The core of NumPy is the **n-dimensional array** (`ndarray`). We can inspect its properties using several key attributes. This is the first step in understanding any new dataset you encounter.

In [4]:
arr = np.array([[1, 2, 3], [4, 5, 6]])

print(f"The array is:\n{arr}\n")

# Get the number of dimensions (or axes)
print(f"Dimensions (ndim): {arr.ndim}")

# Get the shape (size of each dimension)
print(f"Shape (shape): {arr.shape}")

# Get the total number of elements
print(f"Size (size): {arr.size}")

# Get the data type of the elements
print(f"Data Type (dtype): {arr.dtype}")

The array is:
[[1 2 3]
 [4 5 6]]

Dimensions (ndim): 2
Shape (shape): (2, 3)
Size (size): 6
Data Type (dtype): int64


## 4. Understanding Dimensions and Shape

This is the most critical concept of the day. The shape of an array tells us its structure.

### 1D Array (Vector)
- A single row of elements.
- **Shape:** `(elements,)`

In [5]:
arr_1d = np.array([10, 20, 30, 40])
print(arr_1d)
print(f"Shape: {arr_1d.shape}")
print(f"Dimensions: {arr_1d.ndim}")

[10 20 30 40]
Shape: (4,)
Dimensions: 1


### 2D Array (Matrix)
- A table of rows and columns.
- **Shape:** `(rows, columns)`

In [None]:
arr_2d = np.array([[1, 2, 3], [4, 5, 6]])
print(arr_2d)
print(f"Shape: {arr_2d.shape}")
print(f"Dimensions: {arr_2d.ndim}")

### 3D Array (Tensor)
- A collection of 2D arrays (layers).
- **Shape:** `(layers, rows, columns)`

In [None]:
arr_3d = np.array([[[1, 1], [2, 2]], [[3, 3], [4, 4]]])
print(arr_3d)
print(f"Shape: {arr_3d.shape}")
print(f"Dimensions: {arr_3d.ndim}")

## 5. Dynamic Creation with `.reshape()`

Manually typing multi-dimensional arrays is tedious and error-prone. A more efficient "dynamic" method is to create a 1D sequence of numbers and then **reshape** it into the desired dimensions.
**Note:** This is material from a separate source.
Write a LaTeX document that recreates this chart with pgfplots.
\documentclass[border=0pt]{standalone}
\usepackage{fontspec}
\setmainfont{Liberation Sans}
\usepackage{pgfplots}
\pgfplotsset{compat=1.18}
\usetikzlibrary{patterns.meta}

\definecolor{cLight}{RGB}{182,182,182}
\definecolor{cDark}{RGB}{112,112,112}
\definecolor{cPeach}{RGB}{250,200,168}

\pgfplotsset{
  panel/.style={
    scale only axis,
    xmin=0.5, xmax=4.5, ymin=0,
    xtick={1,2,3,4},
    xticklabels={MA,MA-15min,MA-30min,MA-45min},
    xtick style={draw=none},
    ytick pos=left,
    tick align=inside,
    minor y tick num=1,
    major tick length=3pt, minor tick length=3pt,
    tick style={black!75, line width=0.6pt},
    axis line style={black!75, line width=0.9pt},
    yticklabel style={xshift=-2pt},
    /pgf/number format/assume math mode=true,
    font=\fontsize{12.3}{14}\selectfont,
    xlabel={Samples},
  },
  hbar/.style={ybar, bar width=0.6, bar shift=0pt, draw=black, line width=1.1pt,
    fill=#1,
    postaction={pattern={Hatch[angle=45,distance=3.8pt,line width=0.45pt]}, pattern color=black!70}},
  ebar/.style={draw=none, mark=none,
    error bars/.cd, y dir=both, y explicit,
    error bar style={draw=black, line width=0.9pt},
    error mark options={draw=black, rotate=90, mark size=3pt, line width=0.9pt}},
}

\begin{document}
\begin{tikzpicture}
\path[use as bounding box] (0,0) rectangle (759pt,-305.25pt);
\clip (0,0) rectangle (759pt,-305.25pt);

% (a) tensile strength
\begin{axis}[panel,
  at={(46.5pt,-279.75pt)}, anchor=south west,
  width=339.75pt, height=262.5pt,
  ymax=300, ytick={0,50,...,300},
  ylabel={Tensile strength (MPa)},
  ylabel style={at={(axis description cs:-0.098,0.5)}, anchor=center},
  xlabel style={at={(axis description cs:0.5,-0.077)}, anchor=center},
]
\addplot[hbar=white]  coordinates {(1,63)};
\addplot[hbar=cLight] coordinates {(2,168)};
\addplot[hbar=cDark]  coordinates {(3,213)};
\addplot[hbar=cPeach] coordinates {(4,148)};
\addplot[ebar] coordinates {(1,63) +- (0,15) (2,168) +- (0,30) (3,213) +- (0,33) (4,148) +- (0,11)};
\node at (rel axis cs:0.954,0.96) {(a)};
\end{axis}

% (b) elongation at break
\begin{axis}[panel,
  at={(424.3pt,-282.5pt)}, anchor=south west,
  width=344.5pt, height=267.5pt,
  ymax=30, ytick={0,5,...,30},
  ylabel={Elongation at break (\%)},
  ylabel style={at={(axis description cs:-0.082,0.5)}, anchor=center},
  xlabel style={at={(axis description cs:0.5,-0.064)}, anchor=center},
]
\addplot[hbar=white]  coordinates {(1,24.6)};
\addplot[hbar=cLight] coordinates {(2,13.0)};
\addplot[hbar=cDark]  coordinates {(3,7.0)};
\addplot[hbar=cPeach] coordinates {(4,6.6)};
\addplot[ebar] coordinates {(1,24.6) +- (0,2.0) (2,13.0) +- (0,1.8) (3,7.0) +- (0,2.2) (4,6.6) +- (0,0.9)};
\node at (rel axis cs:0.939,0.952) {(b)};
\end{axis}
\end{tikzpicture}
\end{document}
**The Golden Rule of Reshaping:** The `size` of the old array must equal the product of the new shape's dimensions.
For example, an array of size `24` can be reshaped to `(2, 3, 4)` because `2 * 3 * 4 = 24`.

In [None]:
# Create a 1D array with numbers from 0 to 23
arr_1d_large = np.arange(24) # np.arange is a NumPy-optimized version of range()
print(f"Original 1D array (size={arr_1d_large.size}):\n{arr_1d_large}\n")
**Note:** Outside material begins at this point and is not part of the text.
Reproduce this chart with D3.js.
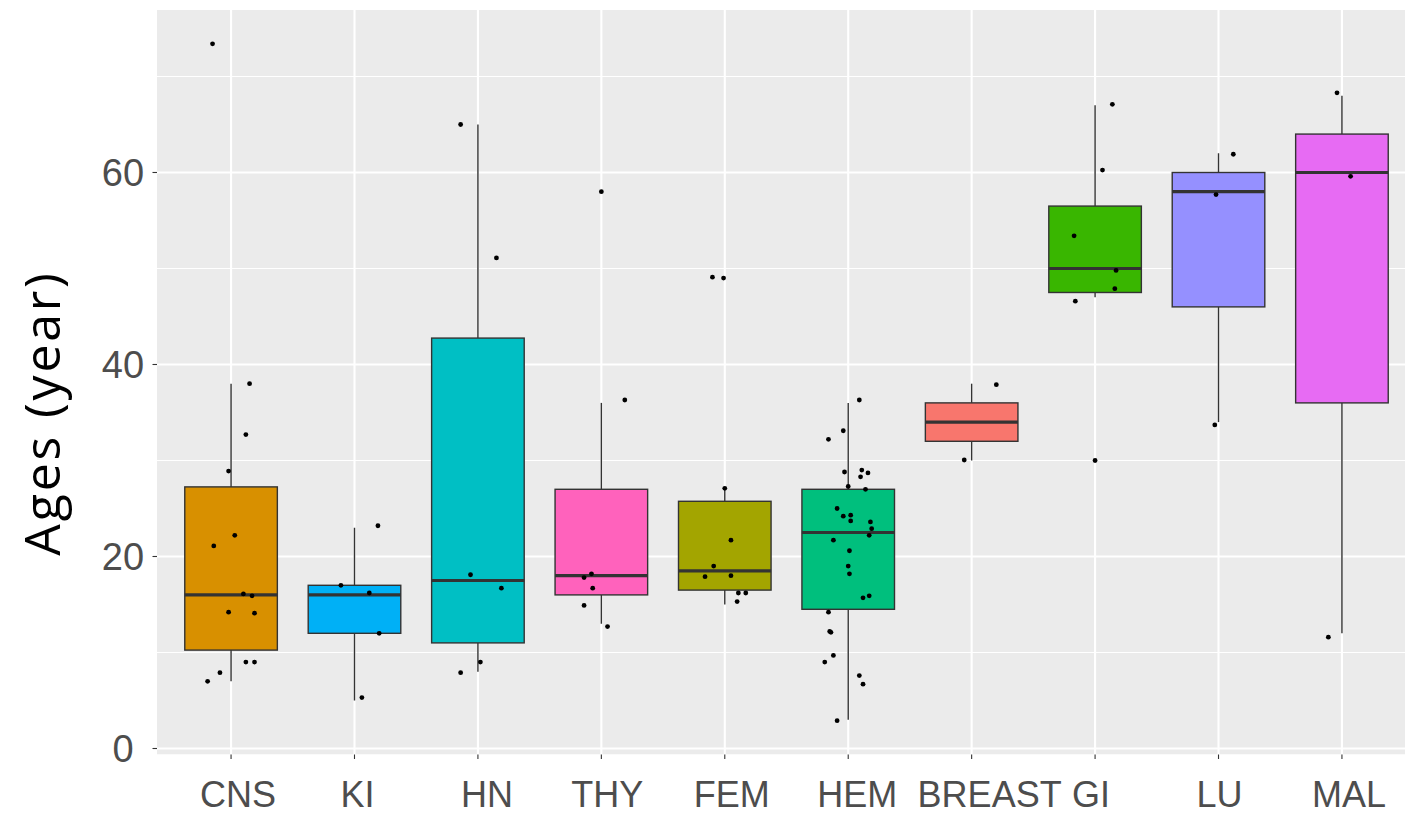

# Reshape it into a 3D array of shape (2, 3, 4)
arr_3d_reshaped = arr_1d_large.reshape(2, 3, 4)
print(f"Reshaped 3D array (shape={arr_3d_reshaped.shape}):\n{arr_3d_reshaped}")

In [None]:
# Another example: Reshaping an array of size 12
arr_12 = np.arange(1, 13) # Numbers from 1 to 12

# Reshape to 3 rows, 4 columns
reshaped_3x4 = arr_12.reshape(3, 4)
print(f"Shape (3, 4):\n{reshaped_3x4}\n")
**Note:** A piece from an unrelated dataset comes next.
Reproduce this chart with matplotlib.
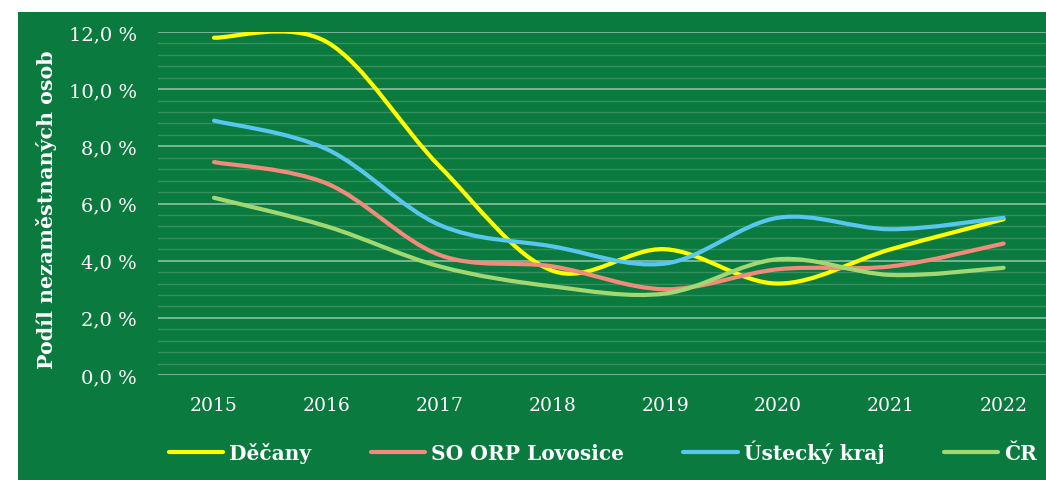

# Reshape to 4 rows, 3 columns
reshaped_4x3 = arr_12.reshape(4, 3)
print(f"Shape (4, 3):\n{reshaped_4x3}")

## 💡 Key Insights & Summary

1.  **Foundation First:** NumPy is the fundamental package for numerical data. Mastering it is non-negotiable for data science.
2.  **Shape is Everything:** The first thing to check for any new data array is its `.shape`. It tells you the structure and dimensionality of your data.
3.  **Efficiency Matters:** Using methods like `np.arange(24).reshape(2, 3, 4)` is the professional and efficient way to generate structured data for analysis and modeling.